Information shown
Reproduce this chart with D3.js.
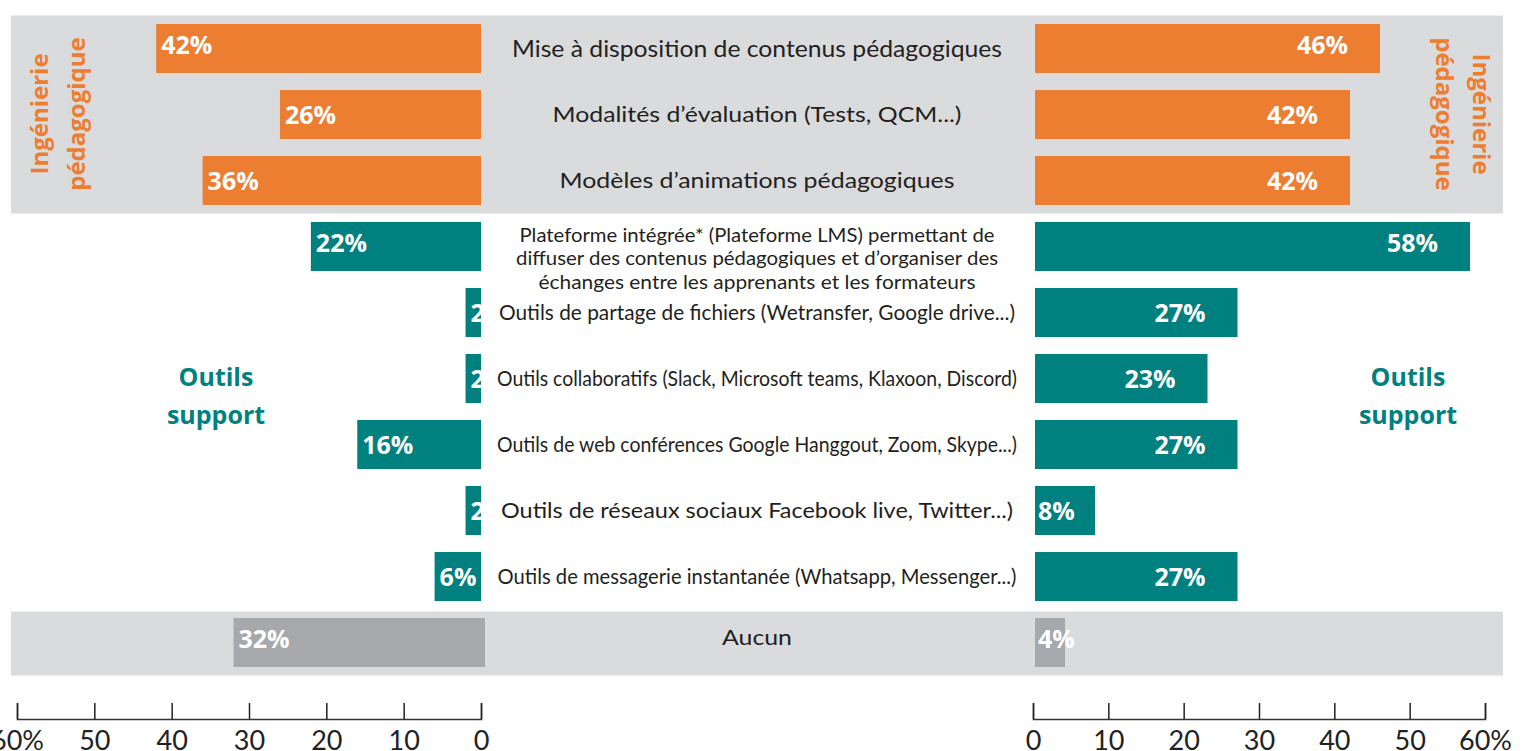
<!DOCTYPE html>
<html><head><meta charset="utf-8">
<script src="https://cdn.jsdelivr.net/npm/d3@7"></script>
<style>html,body{margin:0;padding:0;background:#fff;overflow:hidden}</style>
</head><body>
<svg id="chart" width="1535" height="751"></svg>
<script>
// ---- data ----
const categories = [
  "Mise à disposition de contenus pédagogiques",
  "Modalités d’évaluation (Tests, QCM...)",
  "Modèles d’animations pédagogiques",
  "Plateforme intégrée* (Plateforme LMS) permettant de\ndiffuser des contenus pédagogiques et d’organiser des\néchanges entre les apprenants et les formateurs",
  "Outils de partage de fichiers (Wetransfer, Google drive...)",
  "Outils collaboratifs (Slack, Microsoft teams, Klaxoon, Discord)",
  "Outils de web conférences Google Hanggout, Zoom, Skype...)",
  "Outils de réseaux sociaux Facebook live, Twitter...)",
  "Outils de messagerie instantanée (Whatsapp, Messenger...)",
  "Aucun"
];
const groups = ["ing","ing","ing","out","out","out","out","out","out","none"];
const leftValues  = [42, 26, 36, 22, 2, 2, 16, 2, 6, 32];
const rightValues = [46, 42, 42, 58, 27, 23, 27, 8, 27, 4];
const axisTicks = [0, 10, 20, 30, 40, 50, 60];
const groupTitles = { ing: ["Ingénierie", "pédagogique"], out: ["Outils", "support"] };

// ---- layout / style (not data) ----
const labelWidths = [490, 409, 395, [475, 482, 437], 516, 520, 520, 512, 519, 70];
const labelSizes = [23, 22, 22, 19, 21, 21, 21, 22, 21, 21];
const colors = { ing: "#ED7D31", out: "#00807F", none: "#A7A8AB", band: "#DADBDD", text: "#231F20" };

const svg = d3.select("#chart");
const y = d3.scaleBand().domain(d3.range(categories.length))
  .range([15.5, 675.5]).paddingInner(17/66).paddingOuter(8.5/66);
const xL = d3.scaleLinear().domain([0, 60]).range([481, 17]);
const xR = d3.scaleLinear().domain([0, 60]).range([1035, 1485]);
const centerX = 757;

// background bands
const step = y.step();
const bandTop = 15.5;
svg.append("rect").attr("x", 11).attr("width", 1492)
  .attr("y", bandTop).attr("height", step * 3).attr("fill", colors.band);
svg.append("rect").attr("x", 11).attr("width", 1492)
  .attr("y", bandTop + step * 9 + 2).attr("height", step - 2).attr("fill", colors.band);

const idx = d3.range(categories.length);

// left bars
svg.append("g").selectAll("rect").data(idx).join("rect")
  .attr("x", i => xL(leftValues[i]))
  .attr("width", i => xL(0) - xL(leftValues[i]) + (groups[i] === "none" ? 4 : 0))
  .attr("y", i => y(i)).attr("height", y.bandwidth())
  .attr("fill", i => colors[groups[i]]);

// right bars
svg.append("g").selectAll("rect").data(idx).join("rect")
  .attr("x", xR(0))
  .attr("width", i => xR(rightValues[i]) - xR(0))
  .attr("y", i => y(i)).attr("height", y.bandwidth())
  .attr("fill", i => colors[groups[i]]);

const valFont = "'Open Sans', sans-serif";
// left value labels
svg.append("g").selectAll("text").data(idx).join("text")
  .attr("x", i => xL(leftValues[i]) + 5)
  .attr("y", i => y(i) + y.bandwidth() / 2 - (i === 0 || i === 3 || i === 9 ? 4 : 0))
  .attr("dy", "0.36em")
  .attr("font-family", valFont).attr("font-weight", 700).attr("font-size", 25)
  .attr("fill", "#fff")
  .text(i => leftValues[i] + "%");

// right value labels
svg.append("g").selectAll("text").data(idx).join("text")
  .attr("x", i => {
    const w = xR(rightValues[i]) - xR(0);
    return w > 90 ? xR(rightValues[i]) - 32 : xR(0) + 3;
  })
  .attr("text-anchor", i => (xR(rightValues[i]) - xR(0)) > 90 ? "end" : "start")
  .attr("y", i => y(i) + y.bandwidth() / 2 - (i === 0 || i === 3 || i === 9 ? 4 : 0))
  .attr("dy", "0.36em")
  .attr("font-family", valFont).attr("font-weight", 700).attr("font-size", 25)
  .attr("fill", "#fff")
  .text(i => rightValues[i] + "%");

// category labels
const catG = svg.append("g").attr("font-family", "Lato, 'Open Sans', sans-serif").attr("fill", colors.text);
idx.forEach(i => {
  const lines = categories[i].split("\n");
  const fs = labelSizes[i];
  const lh = 23.5;
  const cy = y(i) + y.bandwidth() / 2 + (lines.length > 1 ? 12 : 0) - (i === 9 ? 5 : 0);
  lines.forEach((ln, k) => {
    const w = Array.isArray(labelWidths[i]) ? labelWidths[i][k] : labelWidths[i];
    catG.append("text")
      .attr("x", centerX).attr("text-anchor", "middle")
      .attr("y", cy + (k - (lines.length - 1) / 2) * lh)
      .attr("dy", "0.35em")
      .attr("font-size", fs)
      .attr("textLength", w).attr("lengthAdjust", "spacingAndGlyphs")
      .text(ln);
  });
});

// group titles
const tFont = "'Open Sans', sans-serif";
function rotatedTitle(x, yc, rot, lines, color) {
  const t = svg.append("text")
    .attr("transform", `translate(${x},${yc}) rotate(${rot})`)
    .attr("text-anchor", "middle")
    .attr("font-family", tFont).attr("font-weight", 700).attr("font-size", 24)
    .attr("fill", color);
  lines.forEach((ln, k) => t.append("tspan").attr("x", 0).attr("y", k * 37).attr("dy", "0.35em").text(ln));
}
rotatedTitle(40, 114, -90, groupTitles.ing, colors.ing);
rotatedTitle(1481, 114, 90, groupTitles.ing, colors.ing);

function plainTitle(x, yTop, lines, color) {
  const t = svg.append("text").attr("text-anchor", "middle")
    .attr("font-family", tFont).attr("font-weight", 700).attr("font-size", 25)
    .attr("fill", color);
  lines.forEach((ln, k) => t.append("tspan").attr("x", x).attr("y", yTop + k * 38).attr("dy", "0.35em").text(ln));
}
plainTitle(216, 377, groupTitles.out, colors.out);
plainTitle(1408, 377, groupTitles.out, colors.out);

// axes
const fmt = d => d === 60 ? "60%" : String(d);
function drawAxis(scale) {
  const g = svg.append("g").attr("transform", "translate(0,719)")
    .call(d3.axisTop(scale).tickValues(axisTicks).tickSize(16).tickSizeOuter(16).tickFormat(fmt));
  g.select(".domain").attr("stroke", "#333").attr("stroke-width", 1.5);
  g.selectAll(".tick line").attr("stroke", "#222").attr("stroke-width", 1.5);
  g.selectAll(".tick text").attr("y", 31).attr("dy", "0")
    .attr("font-family", "Lato, 'Open Sans', sans-serif").attr("font-size", 27)
    .attr("fill", "#222");
}
drawAxis(xL);
drawAxis(d3.scaleLinear().domain([0, 60]).range([1033, 1485]));
</script>
</body></html>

Goal of the exercise
Repeat the material exactly as it reads, without any of its pictures.

Full answer
Reproduce this chart with D3.js.
<!DOCTYPE html>
<html><head><meta charset="utf-8">
<script src="https://cdn.jsdelivr.net/npm/d3@7"></script>
<style>html,body{margin:0;padding:0;background:#fff;overflow:hidden}</style>
</head><body>
<svg id="chart" width="1535" height="751"></svg>
<script>
// ---- data ----
const categories = [
  "Mise à disposition de contenus pédagogiques",
  "Modalités d’évaluation (Tests, QCM...)",
  "Modèles d’animations pédagogiques",
  "Plateforme intégrée* (Plateforme LMS) permettant de\ndiffuser des contenus pédagogiques et d’organiser des\néchanges entre les apprenants et les formateurs",
  "Outils de partage de fichiers (Wetransfer, Google drive...)",
  "Outils collaboratifs (Slack, Microsoft teams, Klaxoon, Discord)",
  "Outils de web conférences Google Hanggout, Zoom, Skype...)",
  "Outils de réseaux sociaux Facebook live, Twitter...)",
  "Outils de messagerie instantanée (Whatsapp, Messenger...)",
  "Aucun"
];
const groups = ["ing","ing","ing","out","out","out","out","out","out","none"];
const leftValues  = [42, 26, 36, 22, 2, 2, 16, 2, 6, 32];
const rightValues = [46, 42, 42, 58, 27, 23, 27, 8, 27, 4];
const axisTicks = [0, 10, 20, 30, 40, 50, 60];
const groupTitles = { ing: ["Ingénierie", "pédagogique"], out: ["Outils", "support"] };

// ---- layout / style (not data) ----
const labelWidths = [490, 409, 395, [475, 482, 437], 516, 520, 520, 512, 519, 70];
const labelSizes = [23, 22, 22, 19, 21, 21, 21, 22, 21, 21];
const colors = { ing: "#ED7D31", out: "#00807F", none: "#A7A8AB", band: "#DADBDD", text: "#231F20" };

const svg = d3.select("#chart");
const y = d3.scaleBand().domain(d3.range(categories.length))
  .range([15.5, 675.5]).paddingInner(17/66).paddingOuter(8.5/66);
const xL = d3.scaleLinear().domain([0, 60]).range([481, 17]);
const xR = d3.scaleLinear().domain([0, 60]).range([1035, 1485]);
const centerX = 757;

// background bands
const step = y.step();
const bandTop = 15.5;
svg.append("rect").attr("x", 11).attr("width", 1492)
  .attr("y", bandTop).attr("height", step * 3).attr("fill", colors.band);
svg.append("rect").attr("x", 11).attr("width", 1492)
  .attr("y", bandTop + step * 9 + 2).attr("height", step - 2).attr("fill", colors.band);

const idx = d3.range(categories.length);

// left bars
svg.append("g").selectAll("rect").data(idx).join("rect")
  .attr("x", i => xL(leftValues[i]))
  .attr("width", i => xL(0) - xL(leftValues[i]) + (groups[i] === "none" ? 4 : 0))
  .attr("y", i => y(i)).attr("height", y.bandwidth())
  .attr("fill", i => colors[groups[i]]);

// right bars
svg.append("g").selectAll("rect").data(idx).join("rect")
  .attr("x", xR(0))
  .attr("width", i => xR(rightValues[i]) - xR(0))
  .attr("y", i => y(i)).attr("height", y.bandwidth())
  .attr("fill", i => colors[groups[i]]);

const valFont = "'Open Sans', sans-serif";
// left value labels
svg.append("g").selectAll("text").data(idx).join("text")
  .attr("x", i => xL(leftValues[i]) + 5)
  .attr("y", i => y(i) + y.bandwidth() / 2 - (i === 0 || i === 3 || i === 9 ? 4 : 0))
  .attr("dy", "0.36em")
  .attr("font-family", valFont).attr("font-weight", 700).attr("font-size", 25)
  .attr("fill", "#fff")
  .text(i => leftValues[i] + "%");

// right value labels
svg.append("g").selectAll("text").data(idx).join("text")
  .attr("x", i => {
    const w = xR(rightValues[i]) - xR(0);
    return w > 90 ? xR(rightValues[i]) - 32 : xR(0) + 3;
  })
  .attr("text-anchor", i => (xR(rightValues[i]) - xR(0)) > 90 ? "end" : "start")
  .attr("y", i => y(i) + y.bandwidth() / 2 - (i === 0 || i === 3 || i === 9 ? 4 : 0))
  .attr("dy", "0.36em")
  .attr("font-family", valFont).attr("font-weight", 700).attr("font-size", 25)
  .attr("fill", "#fff")
  .text(i => rightValues[i] + "%");

// category labels
const catG = svg.append("g").attr("font-family", "Lato, 'Open Sans', sans-serif").attr("fill", colors.text);
idx.forEach(i => {
  const lines = categories[i].split("\n");
  const fs = labelSizes[i];
  const lh = 23.5;
  const cy = y(i) + y.bandwidth() / 2 + (lines.length > 1 ? 12 : 0) - (i === 9 ? 5 : 0);
  lines.forEach((ln, k) => {
    const w = Array.isArray(labelWidths[i]) ? labelWidths[i][k] : labelWidths[i];
    catG.append("text")
      .attr("x", centerX).attr("text-anchor", "middle")
      .attr("y", cy + (k - (lines.length - 1) / 2) * lh)
      .attr("dy", "0.35em")
      .attr("font-size", fs)
      .attr("textLength", w).attr("lengthAdjust", "spacingAndGlyphs")
      .text(ln);
  });
});

// group titles
const tFont = "'Open Sans', sans-serif";
function rotatedTitle(x, yc, rot, lines, color) {
  const t = svg.append("text")
    .attr("transform", `translate(${x},${yc}) rotate(${rot})`)
    .attr("text-anchor", "middle")
    .attr("font-family", tFont).attr("font-weight", 700).attr("font-size", 24)
    .attr("fill", color);
  lines.forEach((ln, k) => t.append("tspan").attr("x", 0).attr("y", k * 37).attr("dy", "0.35em").text(ln));
}
rotatedTitle(40, 114, -90, groupTitles.ing, colors.ing);
rotatedTitle(1481, 114, 90, groupTitles.ing, colors.ing);

function plainTitle(x, yTop, lines, color) {
  const t = svg.append("text").attr("text-anchor", "middle")
    .attr("font-family", tFont).attr("font-weight", 700).attr("font-size", 25)
    .attr("fill", color);
  lines.forEach((ln, k) => t.append("tspan").attr("x", x).attr("y", yTop + k * 38).attr("dy", "0.35em").text(ln));
}
plainTitle(216, 377, groupTitles.out, colors.out);
plainTitle(1408, 377, groupTitles.out, colors.out);

// axes
const fmt = d => d === 60 ? "60%" : String(d);
function drawAxis(scale) {
  const g = svg.append("g").attr("transform", "translate(0,719)")
    .call(d3.axisTop(scale).tickValues(axisTicks).tickSize(16).tickSizeOuter(16).tickFormat(fmt));
  g.select(".domain").attr("stroke", "#333").attr("stroke-width", 1.5);
  g.selectAll(".tick line").attr("stroke", "#222").attr("stroke-width", 1.5);
  g.selectAll(".tick text").attr("y", 31).attr("dy", "0")
    .attr("font-family", "Lato, 'Open Sans', sans-serif").attr("font-size", 27)
    .attr("fill", "#222");
}
drawAxis(xL);
drawAxis(d3.scaleLinear().domain([0, 60]).range([1033, 1485]));
</script>
</body></html>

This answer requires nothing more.